> _Description of the task_
In the entries below, find the line with "Write a LaTeX" and the line with "(stitle) at (318,25)", then retype both and everything between them exactly. Do not copy the pictures.

================================

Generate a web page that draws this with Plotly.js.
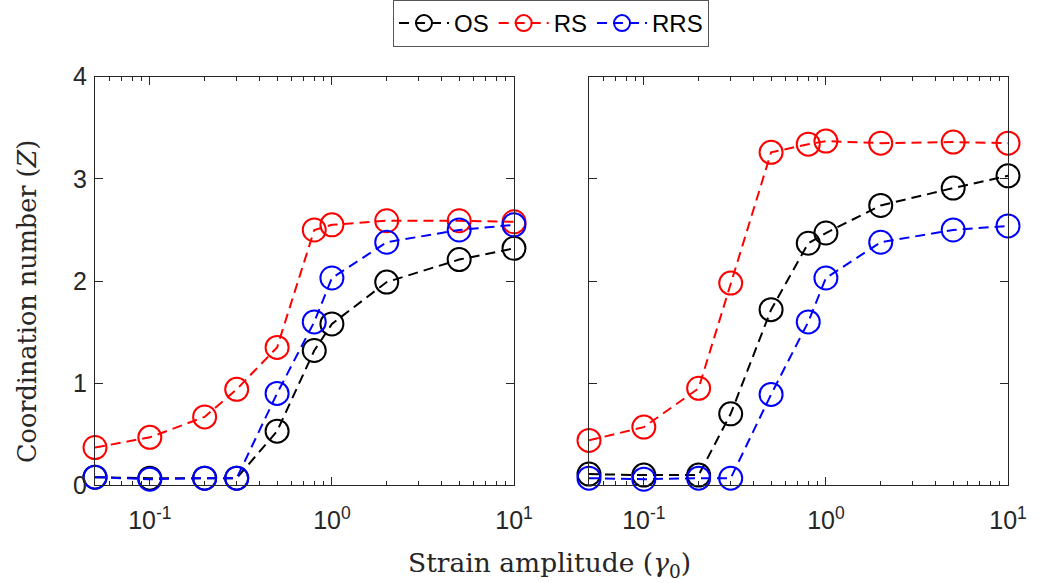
<!DOCTYPE html>
<html>
<head>
<meta charset="utf-8">
<script src="https://cdn.plot.ly/plotly-3.0.1.min.js"></script>
<style>html,body{margin:0;padding:0;background:#fff;}#chart{width:1046px;height:583px;}</style>
</head>
<body>
<div id="chart"></div>
<script>
// Strain amplitude values (shared by both panels)
const strain = [0.05, 0.1, 0.2, 0.3, 0.5, 0.8, 1, 2, 5, 10];

// Left panel
const leftOS  = [0.08, 0.07, 0.07, 0.07, 0.53, 1.32, 1.58, 1.99, 2.21, 2.32];
const leftRS  = [0.37, 0.47, 0.67, 0.94, 1.35, 2.50, 2.55, 2.59, 2.59, 2.58];
const leftRRS = [0.08, 0.06, 0.07, 0.07, 0.90, 1.60, 2.03, 2.38, 2.50, 2.55];

// Right panel
const rightOS  = [0.11, 0.10, 0.10, 0.70, 1.72, 2.37, 2.47, 2.74, 2.91, 3.03];
const rightRS  = [0.44, 0.57, 0.95, 1.98, 3.26, 3.34, 3.37, 3.35, 3.36, 3.35];
const rightRRS = [0.07, 0.06, 0.07, 0.07, 0.89, 1.60, 2.03, 2.38, 2.50, 2.54];

const seriesNames = ['OS', 'RS', 'RRS'];
const seriesColors = ['#000000', '#ff0000', '#0000ff'];

const xTickVals = [0.1, 1, 10];
const xTickText = ['10<sup>-1</sup>', '10<sup>0</sup>', '10<sup>1</sup>'];
const yTickVals = [0, 1, 2, 3, 4];

const W = 1046, H = 583;
const axColor = '#262626';

function mk(y, i, xa, ya, show) {
  return {
    x: strain, y: y, name: seriesNames[i], type: 'scatter', mode: 'lines+markers',
    xaxis: xa, yaxis: ya, showlegend: show, cliponaxis: false,
    line: {color: seriesColors[i], width: 2, dash: '10px,6px'},
    marker: {symbol: 'circle-open', size: 23, color: seriesColors[i], line: {width: 2, color: seriesColors[i]}}
  };
}

const traces = [
  mk(leftOS, 0, 'x', 'y', true), mk(leftRS, 1, 'x', 'y', true), mk(leftRRS, 2, 'x', 'y', true),
  mk(rightOS, 0, 'x2', 'y2', false), mk(rightRS, 1, 'x2', 'y2', false), mk(rightRRS, 2, 'x2', 'y2', false)
];

const minorVals = [];
for (let d = -2; d <= 0; d++) for (let k = 2; k <= 9; k++) minorVals.push(k * Math.pow(10, d));

function xax(domain) {
  return {
    type: 'log', domain: domain, range: [Math.log10(0.05), 1],
    tickmode: 'array', tickvals: xTickVals, ticktext: xTickText,
    ticks: 'inside', ticklen: 8, tickcolor: axColor, tickwidth: 1, ticklabelstandoff: 13,
    minor: {tickmode: 'array', tickvals: minorVals, ticks: 'inside', ticklen: 4, tickcolor: axColor, showgrid: false},
    showline: true, linecolor: axColor, linewidth: 1, mirror: 'allticks',
    showgrid: false, zeroline: false, automargin: false,
    tickfont: {family: 'Liberation Sans, Arial, sans-serif', size: 25, color: axColor}
  };
}
function yax(domain, labels, anchor) {
  return {
    domain: domain, range: [0, 4], tickmode: 'array', tickvals: yTickVals, anchor: anchor,
    ticks: 'inside', ticklen: 8, tickcolor: axColor, tickwidth: 1, ticklabelstandoff: 2,
    showline: true, linecolor: axColor, linewidth: 1, mirror: 'allticks',
    showgrid: false, zeroline: false, automargin: false, showticklabels: labels,
    tickfont: {family: 'Liberation Sans, Arial, sans-serif', size: 25, color: axColor}
  };
}

const yDom = [(H - 485) / H, (H - 75) / H];
const layout = {
  width: W, height: H,
  margin: {l: 0, r: 0, t: 0, b: 0},
  paper_bgcolor: '#fff', plot_bgcolor: '#fff',
  xaxis: Object.assign(xax([95 / W, 514 / W]), {anchor: 'y'}),
  yaxis: yax(yDom, true, 'x'),
  xaxis2: Object.assign(xax([589 / W, 1008 / W]), {anchor: 'y2'}),
  yaxis2: yax(yDom, false, 'x2'),
  showlegend: true,
  legend: {
    orientation: 'h', x: 551 / W, xanchor: 'center', y: 1 + 2 / H, yanchor: 'top',
    bordercolor: '#555555', borderwidth: 1, bgcolor: '#fff',
    font: {family: 'Liberation Sans, Arial, sans-serif', size: 24, color: '#000'},
    itemwidth: 50, tracegroupgap: 0
  },
  annotations: [
    {text: 'Strain amplitude (<i>\u03b3</i><sub>0</sub>)', xref: 'paper', yref: 'paper',
     x: 549 / W, y: (H - 564) / H, xanchor: 'center', yanchor: 'middle', showarrow: false,
     font: {family: 'DejaVu Serif, serif', size: 26.5, color: axColor}},
    {text: 'Coordination number (<i>Z</i>)', xref: 'paper', yref: 'paper',
     x: 27 / W, y: (H - 301) / H, xanchor: 'center', yanchor: 'middle', showarrow: false, textangle: -90,
     font: {family: 'DejaVu Serif, serif', size: 25.5, color: axColor}}
  ]
};

Plotly.newPlot('chart', traces, layout, {displayModeBar: false, staticPlot: true});
</script>
</body>
</html>
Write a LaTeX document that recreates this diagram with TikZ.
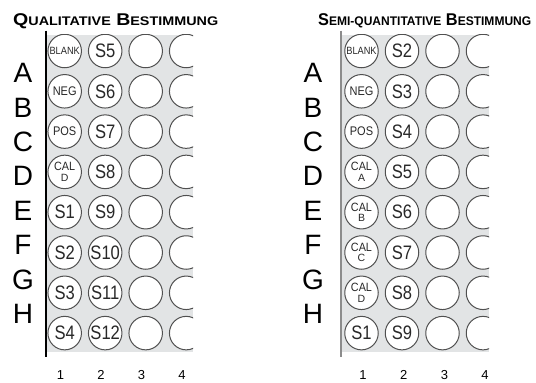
\documentclass[tikz,border=0pt]{standalone}
\usepackage{fontspec}
\setmainfont{Liberation Sans}
\usepackage{tikz}
\usetikzlibrary{positioning}
\definecolor{plategray}{RGB}{226,228,229}
\definecolor{wellrim}{RGB}{80,80,80}
\definecolor{axisgray}{RGB}{140,140,140}
\definecolor{welltext}{RGB}{40,40,40}
\newcommand{\smcap}[1]{{\fontsize{12.5}{14}\selectfont #1}}
\newcommand{\wbig}[1]{{\fontsize{19.5}{19.5}\selectfont\scalebox{0.85}[1]{#1}}}
\newcommand{\wsmall}[2]{{\fontsize{#1}{#1}\selectfont\scalebox{0.88}[1]{#2}}}
\newcommand{\wcal}[1]{\shortstack{\fontsize{12}{10}\selectfont\scalebox{0.9}[1]{CAL}\\\fontsize{10.5}{10}\selectfont #1}}

\begin{document}
\begin{tikzpicture}[
    x=1pt, y=-1pt,
    titletext/.style={font=\fontsize{17}{20}\selectfont\bfseries, anchor=base west, inner sep=0pt},
    well/.style={circle, draw=wellrim, fill=white, line width=1pt, minimum size=33.5pt, inner sep=0pt, text=welltext},
    rowletter/.style={font=\fontsize{28}{28}\selectfont, inner sep=0pt},
    colnum/.style={font=\fontsize{13}{13}\selectfont, inner sep=0pt},
]
    \useasboundingbox (0,0) rectangle (536,383);

    % titles
    \node[titletext] (qtitle) at (13,25) {\resizebox{205pt}{\height}{Q\smcap{UALITATIVE} B\smcap{ESTIMMUNG}}};
    \node[titletext] (stitle) at (318,25) {\resizebox{213pt}{\height}{S\smcap{EMI-QUANTITATIVE} B\smcap{ESTIMMUNG}}};

    % qualitative plate
    \begin{scope}
        \clip (46,34.5) rectangle (193,352);
        \fill[plategray] (46,34.5) rectangle (193,352);
        \foreach \r/\la/\lb in {1/{\wsmall{10.5}{BLANK}}/{\wbig{S5}}, 2/{\wsmall{12.5}{NEG}}/{\wbig{S6}},
                                3/{\wsmall{12.5}{POS}}/{\wbig{S7}}, 4/{\wcal{D}}/{\wbig{S8}},
                                5/{\wbig{S1}}/{\wbig{S9}}, 6/{\wbig{S2}}/{\wbig{S10}},
                                7/{\wbig{S3}}/{\wbig{S11}}, 8/{\wbig{S4}}/{\wbig{S12}}} {
            \node[well] (q\r-1) at (64.7, {51+(\r-1)*40.3}) {\la};
            \node[well] (q\r-2) at (105.2, {51+(\r-1)*40.3}) {\lb};
            \node[well] (q\r-3) at (145.7, {51+(\r-1)*40.3}) {};
            \node[well] (q\r-4) at (186.2, {51+(\r-1)*40.3}) {};
        }
    \end{scope}
    \coordinate (qtop) at (46,30.5);
    \coordinate (qbot) at (46,357);
    \draw[black, line width=1.5pt] (qtop) -- (qbot);
    \foreach \l [count=\i] in {A,B,C,D,E,F,G,H}
        \node[rowletter] (qrow\l) at (23, {73+(\i-1)*34.4}) {\l};
    \foreach \c in {1,...,4}
        \node[colnum] (qcol\c) at ({60.5+(\c-1)*40.5}, 375) {\c};

    % semi-quantitative plate
    \begin{scope}
        \clip (341,34.5) rectangle (489,352);
        \fill[plategray] (341,34.5) rectangle (489,352);
        \foreach \r/\la/\lb in {1/{\wsmall{10.5}{BLANK}}/{\wbig{S2}}, 2/{\wsmall{12.5}{NEG}}/{\wbig{S3}},
                                3/{\wsmall{12.5}{POS}}/{\wbig{S4}}, 4/{\wcal{A}}/{\wbig{S5}},
                                5/{\wcal{B}}/{\wbig{S6}}, 6/{\wcal{C}}/{\wbig{S7}},
                                7/{\wcal{D}}/{\wbig{S8}}, 8/{\wbig{S1}}/{\wbig{S9}}} {
            \node[well] (s\r-1) at (361.5, {51+(\r-1)*40.3}) {\la};
            \node[well] (s\r-2) at (402, {51+(\r-1)*40.3}) {\lb};
            \node[well] (s\r-3) at (442.5, {51+(\r-1)*40.3}) {};
            \node[well] (s\r-4) at (483, {51+(\r-1)*40.3}) {};
        }
    \end{scope}
    \coordinate (stop) at (341,30.5);
    \coordinate (sbot) at (341,357);
    \draw[axisgray, line width=1.5pt] (stop) -- (sbot);
    \foreach \l [count=\i] in {A,B,C,D,E,F,G,H}
        \node[rowletter] (srow\l) at (313, {73+(\i-1)*34.4}) {\l};
    \foreach \c in {1,...,4}
        \node[colnum] (scol\c) at ({363+(\c-1)*40.7}, 375) {\c};
\end{tikzpicture}
\end{document}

================================

> _Finished exercise_
Write a LaTeX document that recreates this diagram with TikZ.
\documentclass[tikz,border=0pt]{standalone}
\usepackage{fontspec}
\setmainfont{Liberation Sans}
\usepackage{tikz}
\usetikzlibrary{positioning}
\definecolor{plategray}{RGB}{226,228,229}
\definecolor{wellrim}{RGB}{80,80,80}
\definecolor{axisgray}{RGB}{140,140,140}
\definecolor{welltext}{RGB}{40,40,40}
\newcommand{\smcap}[1]{{\fontsize{12.5}{14}\selectfont #1}}
\newcommand{\wbig}[1]{{\fontsize{19.5}{19.5}\selectfont\scalebox{0.85}[1]{#1}}}
\newcommand{\wsmall}[2]{{\fontsize{#1}{#1}\selectfont\scalebox{0.88}[1]{#2}}}
\newcommand{\wcal}[1]{\shortstack{\fontsize{12}{10}\selectfont\scalebox{0.9}[1]{CAL}\\\fontsize{10.5}{10}\selectfont #1}}

\begin{document}
\begin{tikzpicture}[
    x=1pt, y=-1pt,
    titletext/.style={font=\fontsize{17}{20}\selectfont\bfseries, anchor=base west, inner sep=0pt},
    well/.style={circle, draw=wellrim, fill=white, line width=1pt, minimum size=33.5pt, inner sep=0pt, text=welltext},
    rowletter/.style={font=\fontsize{28}{28}\selectfont, inner sep=0pt},
    colnum/.style={font=\fontsize{13}{13}\selectfont, inner sep=0pt},
]
    \useasboundingbox (0,0) rectangle (536,383);

    % titles
    \node[titletext] (qtitle) at (13,25) {\resizebox{205pt}{\height}{Q\smcap{UALITATIVE} B\smcap{ESTIMMUNG}}};
    \node[titletext] (stitle) at (318,25) {\resizebox{213pt}{\height}{S\smcap{EMI-QUANTITATIVE} B\smcap{ESTIMMUNG}}};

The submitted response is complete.